7.7 Adding Parsers to Getstats
Getstats itself does not include any parsers, instead it searches the
@INC array which contains possible include paths for files
of the pattern gs_parser_*, and includes them. Getstats includes
three parsers by default, one for Auto-pilot results files, one for CSV
files, and one for a sequence of GNU time outputs. To add your own
parser, you should simply copy one of these parsers and modify it to
suit your needs.
Each parser defines two functions, and three parameters:
- Detection Function
- The detection function takes a list argument. The first item is the filename.
The next items are the file's lines. The filename should not be used
exclusively (because Getstats can read from stdin, which has a filename of
"-"). For example, the CSV detection makes sure each line is a valid CSV line.
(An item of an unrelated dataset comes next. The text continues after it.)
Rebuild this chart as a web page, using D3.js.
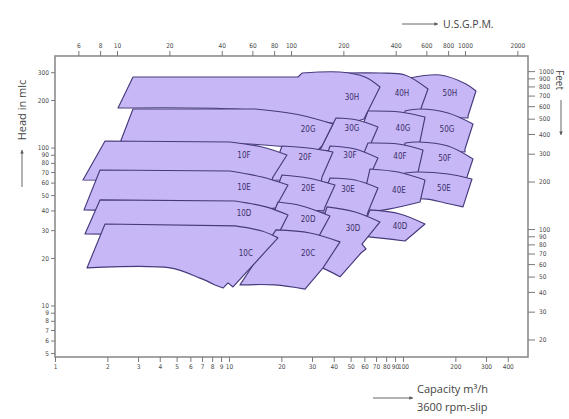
<!DOCTYPE html>
<html>
<head>
<meta charset="utf-8">
<script src="https://cdn.jsdelivr.net/npm/d3@7"></script>
<style>
  body { margin: 0; background: #fff; }
  .tick text { font-family: "Liberation Sans Narrow", "DejaVu Sans Condensed", sans-serif; font-size: 6.5px; fill: #4a4a4a; }
  .tick line { stroke: #7a7a7a; }
  .title { font-family: "Open Sans", sans-serif; fill: #444; }
  .lbl { font-family: "Liberation Sans Narrow", "DejaVu Sans Condensed", sans-serif; font-size: 8px; fill: #3b2f6a; }
</style>
</head>
<body>
<svg id="chart" width="569" height="419"></svg>
<script>
// tick values
var qTicks = [1, 2, 3, 4, 5, 6, 7, 8, 9, 10, 20, 30, 40, 50, 60, 70, 80, 90, 100, 200, 300, 400];
var headTicks = [5, 6, 7, 8, 9, 10, 20, 30, 40, 50, 60, 70, 80, 90, 100, 200, 300];
var gpmTicks = [6, 8, 10, 20, 40, 60, 80, 100, 200, 400, 600, 800, 1000, 2000];
var feetTicks = [20, 30, 40, 50, 60, 70, 80, 90, 100, 200, 300, 400, 500, 600, 700, 800, 900, 1000];

var gpmPerM3h = 4.403,
    ftPerM = 3.281;

// pump ranges as [capacity m3/h, head m]
// top = upper curve (left to right), right = extra points down the right side,
// bot = lower curve (left to right), left = extra points back up the left side
var rowH = [
  {name: "30H", top: [[26.28, 296.4], [43.45, 300.8], [60.48, 279.7], [73.76, 241.8]], right: [[59.69, 151.6]],
   bot: [[2.302, 178.0], [13.20, 172.9], [27.35, 151.6], [46.42, 139.0]], left: [[2.808, 279.7], [24.92, 279.7]]},
  {name: "40H", top: [[46.42, 296.4], [73.76, 296.4], [102.7, 287.9], [139.2, 234.8]], right: [[125.3, 170.4]],
   bot: [[52.98, 165.5], [96.1, 158.4], [123.6, 158.4]]},
  {name: "50H", top: [[109.7, 275.6], [163.2, 287.9], [230.2, 252.6], [262.7, 228.0]], right: [[236.4, 158.4]],
   bot: [[102.7, 160.7], [163.2, 156.1], [236.4, 153.9]]}
];
var rowG = [
  {name: "20G", top: [[14.11, 175.4], [25.59, 160.7], [39.60, 141.0]], right: [[34.24, 102.3]],
   bot: [[2.363, 106.9], [13.20, 105.3], [32.48, 96.5]], left: [[2.808, 175.4]]},
  {name: "30G", top: [[41.21, 153.9], [54.40, 149.4], [71.83, 135.0]], right: [[62.93, 96.5]],
   bot: [[33.35, 96.5], [49.6, 92.4], [62.10, 89.7]]},
  {name: "40G", top: [[62.93, 170.4], [96.1, 167.9], [133.8, 156.1]], right: [[125.3, 110.0]],
   bot: [[52.98, 102.3], [89.9, 100.8], [122.0, 97.9]]},
  {name: "50G", top: [[102.7, 170.4], [125.3, 175.4], [181.4, 165.5], [252.5, 141.0]], right: [[227.2, 97.9]],
   bot: [[96.1, 102.3], [163.2, 96.5], [227.2, 93.8]]}
];
var rowF = [
  {name: "10F", top: [[10.13, 108.5], [15.48, 100.8], [21.54, 89.7]], right: [[17.90, 65.1]],
   bot: [[1.448, 62.3], [13.20, 61.4], [17.66, 62.3]], left: [[1.939, 110.0]]},
  {name: "20F", top: [[20.16, 102.3], [28.45, 99.4], [39.60, 93.8]], right: [[34.24, 65.1]],
   bot: [[17.20, 62.3], [25.59, 61.4], [33.79, 59.7]]},
  {name: "30F", top: [[38.06, 102.3], [52.98, 97.9], [71.83, 85.9]], right: [[62.93, 62.3]],
   bot: [[32.48, 60.5], [49.6, 58.8], [62.10, 57.9]]},
  {name: "40F", top: [[62.93, 106.9], [93.6, 105.3], [130.3, 96.5]], right: [[122.0, 70.0]],
   bot: [[52.98, 67.0], [89.9, 66.1], [120.4, 64.2]]},
  {name: "50F", top: [[102.7, 106.9], [122.0, 108.5], [181.4, 102.3], [252.5, 84.7]], right: [[233.3, 65.1]],
   bot: [[96.1, 65.1], [163.2, 64.2], [230.2, 63.2]]}
];
var rowE = [
  {name: "10E", top: [[10.13, 71.1], [15.48, 65.1], [21.83, 57.9]], right: [[18.87, 43.3]],
   bot: [[1.468, 40.3], [13.20, 39.7], [18.62, 41.5]], left: [[1.814, 72.1]]},
  {name: "20E", top: [[20.16, 67.0], [28.45, 64.2], [40.67, 57.9]], right: [[35.63, 42.1]],
   bot: [[17.20, 42.1], [25.59, 40.3], [35.16, 39.7]]},
  {name: "30E", top: [[38.06, 64.2], [52.98, 62.3], [71.83, 55.5]], right: [[62.93, 39.1]],
   bot: [[32.48, 39.1], [49.6, 36.9], [62.10, 36.9]]},
  {name: "40E", top: [[64.62, 73.2], [93.6, 70.0], [133.8, 62.3]],
   bot: [[56.62, 38.5], [84.2, 40.9], [125.3, 45.2]]},
  {name: "50E", top: [[102.7, 69.0], [122.0, 70.0], [181.4, 68.0], [249.2, 63.2]],
   bot: [[109.7, 47.2], [137.4, 47.2], [174.3, 44.6], [221.2, 42.1]]}
];
var rowD = [
  {name: "10D", top: [[10.83, 45.9], [16.32, 42.1], [21.83, 37.4]], right: [[19.12, 28.0]],
   bot: [[1.487, 28.4], [13.20, 27.6], [18.87, 27.6]], left: [[1.814, 46.6]]},
  {name: "20D", top: [[19.12, 45.2], [26.28, 42.7], [38.06, 36.9]], right: [[32.48, 26.8]],
   bot: [[16.10, 27.6], [23.95, 27.2], [32.05, 26.0]]},
  {name: "30D", top: [[36.58, 42.1], [52.98, 39.1], [73.76, 33.8]], right: [[58.13, 24.5], [61.29, 22.8], [57.36, 21.5]],
   bot: [[29.21, 18.1], [34.24, 17.3], [43.45, 15.2]]},
  {name: "40D", top: [[64.62, 40.3], [96.1, 38.0], [133.8, 32.8]],
   bot: [[56.62, 27.6], [82.0, 26.4], [102.7, 25.6]]}
];
var rowC = [
  {name: "10C", top: [[10.83, 31.9], [15.48, 29.6], [19.12, 26.8]], right: [[10.54, 13.1], [9.87, 13.9], [9.24, 12.9]],
   bot: [[1.527, 17.3], [4.581, 17.3], [6.813, 14.9], [8.31, 13.5]], left: [[1.939, 32.8]]},
  {name: "20C", top: [[18.62, 30.1], [29.21, 28.8], [43.45, 25.3]], right: [[34.70, 17.3]],
   bot: [[11.57, 13.5], [18.38, 13.5], [27.35, 12.7]]}
];

// label anchor points [name, capacity, head]
var labels = [
  ["30H", 50.9, 209], ["40H", 98.7, 221], ["50H", 186, 221],
  ["20G", 28.5, 131], ["30G", 50.9, 133], ["40G", 100, 133], ["50G", 179, 131],
  ["10F", 12.2, 89.7], ["20F", 27.4, 87.2], ["30F", 49.6, 89.7], ["40F", 96.1, 88.4], ["50F", 174, 85.9],
  ["10E", 12.2, 56.3], ["20E", 28.5, 55.5], ["30E", 48.3, 54.7], ["40E", 94.8, 53.9], ["50E", 172, 55.5],
  ["10D", 12.2, 38.5], ["20D", 28.5, 35.3], ["30D", 51.6, 31.0], ["40D", 96.1, 31.9],
  ["10C", 12.5, 21.5], ["20C", 28.5, 21.5]
];

var svg = d3.select("#chart");
var pLeft = 55, pRight = 528, pTop = 56, pBottom = 357;

var x = d3.scaleLog().domain([1, 523]).range([pLeft, pRight]);
var y = d3.scaleLog().domain([4.72, 380]).range([pBottom, pTop]);
var xg = d3.scaleLog().domain([1 * gpmPerM3h, 523 * gpmPerM3h]).range([pLeft, pRight]);
var yf = d3.scaleLog().domain([4.72 * ftPerM, 380 * ftPerM]).range([pBottom, pTop]);

var arc = d3.line()
    .x(function (d) { return x(d[0]); })
    .y(function (d) { return y(d[1]); })
    .curve(d3.curveCatmullRom.alpha(0.5));

function pt(d) { return x(d[0]) + "," + y(d[1]); }

function outline(s) {
  var p = arc(s.top);
  (s.right || []).forEach(function (d) { p += "L" + pt(d); });
  p += "L" + arc(s.bot.slice().reverse()).slice(1);
  (s.left || []).forEach(function (d) { p += "L" + pt(d); });
  return p + "Z";
}

// rows top to bottom, right-hand pumps first so the left ones sit on top
var shapes = [];
[rowH, rowG, rowF, rowE, rowD, rowC].forEach(function (row) {
  shapes = shapes.concat(row.slice().reverse());
});

svg.append("g")
  .selectAll("path")
  .data(shapes)
  .enter()
  .append("path")
    .attr("d", outline)
    .attr("fill", "#c7b7f6")
    .attr("stroke", "#463a7c")
    .attr("stroke-width", 1.15)
    .attr("stroke-linejoin", "round");

svg.append("g")
  .selectAll("text")
  .data(labels)
  .enter()
  .append("text")
    .attr("class", "lbl")
    .attr("x", function (d) { return x(d[1]); })
    .attr("y", function (d) { return y(d[2]) + 3; })
    .attr("text-anchor", "middle")
    .text(function (d) { return d[0]; });

// frame
svg.append("rect")
    .attr("x", pLeft).attr("y", pTop)
    .attr("width", pRight - pLeft).attr("height", pBottom - pTop)
    .attr("fill", "none")
    .attr("stroke", "#8c8c8c")
    .attr("stroke-width", 1.6);

function clean(g) { g.select(".domain").remove(); }

svg.append("g")
    .attr("transform", "translate(0," + pBottom + ")")
    .call(d3.axisBottom(x).tickValues(qTicks).tickFormat(function (d) { return d; }).tickSize(5).tickPadding(2))
    .call(clean);

svg.append("g")
    .attr("transform", "translate(0," + pTop + ")")
    .call(d3.axisTop(xg).tickValues(gpmTicks).tickFormat(function (d) { return d; }).tickSize(5).tickPadding(3))
    .call(clean);

svg.append("g")
    .attr("transform", "translate(" + pLeft + ",0)")
    .call(d3.axisLeft(y).tickValues(headTicks).tickFormat(function (d) { return d; }).tickSize(4).tickPadding(2))
    .call(clean);

svg.append("g")
    .attr("transform", "translate(" + pRight + ",0)")
    .call(d3.axisRight(yf).tickValues(feetTicks).tickFormat(function (d) { return d; }).tickSize(7).tickPadding(4))
    .call(clean);

svg.selectAll(".tick text").attr("font-size", null).attr("font-family", null);

// titles and arrows
function arrow(x1, y1, x2, y2) {
  var a = Math.atan2(y2 - y1, x2 - x1), s = 4;
  svg.append("line")
      .attr("x1", x1).attr("y1", y1).attr("x2", x2).attr("y2", y2)
      .attr("stroke", "#555").attr("stroke-width", 0.9);
  svg.append("path")
      .attr("d", "M" + x2 + "," + y2 +
        "L" + (x2 - s * Math.cos(a - 0.45)) + "," + (y2 - s * Math.sin(a - 0.45)) +
        "L" + (x2 - s * Math.cos(a + 0.45)) + "," + (y2 - s * Math.sin(a + 0.45)) + "Z")
      .attr("fill", "#555");
}

svg.append("text").attr("class", "title")
    .attr("x", 443).attr("y", 28)
    .attr("font-size", 10.5)
    .text("U.S.G.P.M.");
arrow(402, 24, 438, 24);

svg.append("text").attr("class", "title")
    .attr("x", 417).attr("y", 393)
    .attr("font-size", 11)
    .text("Capacity m³/h");
svg.append("text").attr("class", "title")
    .attr("x", 417).attr("y", 411)
    .attr("font-size", 11)
    .text("3600 rpm-slip");
arrow(373, 398, 413, 398);

svg.append("text").attr("class", "title")
    .attr("transform", "translate(26,110) rotate(-90)")
    .attr("text-anchor", "middle")
    .attr("font-size", 11)
    .text("Head in mlc");
arrow(22, 187, 22, 150);

svg.append("text").attr("class", "title")
    .attr("transform", "translate(556,80) rotate(90)")
    .attr("text-anchor", "middle")
    .attr("font-size", 10)
    .text("Feet");
arrow(561, 100, 561, 135);
</script>
</body>
</html>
If the file is of the correct type the detection function returns true,
otherwise it returns false. If the file name does not exist, the detection
function is called with the name, but not lines. This is so that parsers
expecting filename globs will still be executed. If no detection function
returns true, then an error is reported. If a detection function does return
true, the corresponding parsing function is called.
- Parsing Function
- The parsing function takes the same arguments as the detection function, but
now the file is assumed to be of that correct type (because the corresponding
detection function has already returned true). The parsing function returns a
two dimensional array containing the relation represented by the input file.
The first element of the array is a "label" row that has a short description of
each column (e.g., "elapsed" for Elapsed time). Each additional row of the
array is a test result.
- A short description of the file type this parser supports (e.g., "Comma
- The default file extension (e.g., ".csv" is used for the CSV parser).
This is not used by Auto-pilot internally, except to derive the basename
of an input file.
- The priority controls what order detection and parsing is performed.
Lower-numbered priorities are tried first. Auto-pilot results files
have a priority of 64, GNU time files have a priority of 96, and CSV
files have a priority of 128. If there is a chance that a parser
detects an invalid file as input, it should have a high-numbered
priority. For example, the CSV parser accepts more input than it
probably should , because a single column CSV file without any columns
is valid. This means that the Auto-pilot results and GNU time should
have a crack at reading the file first.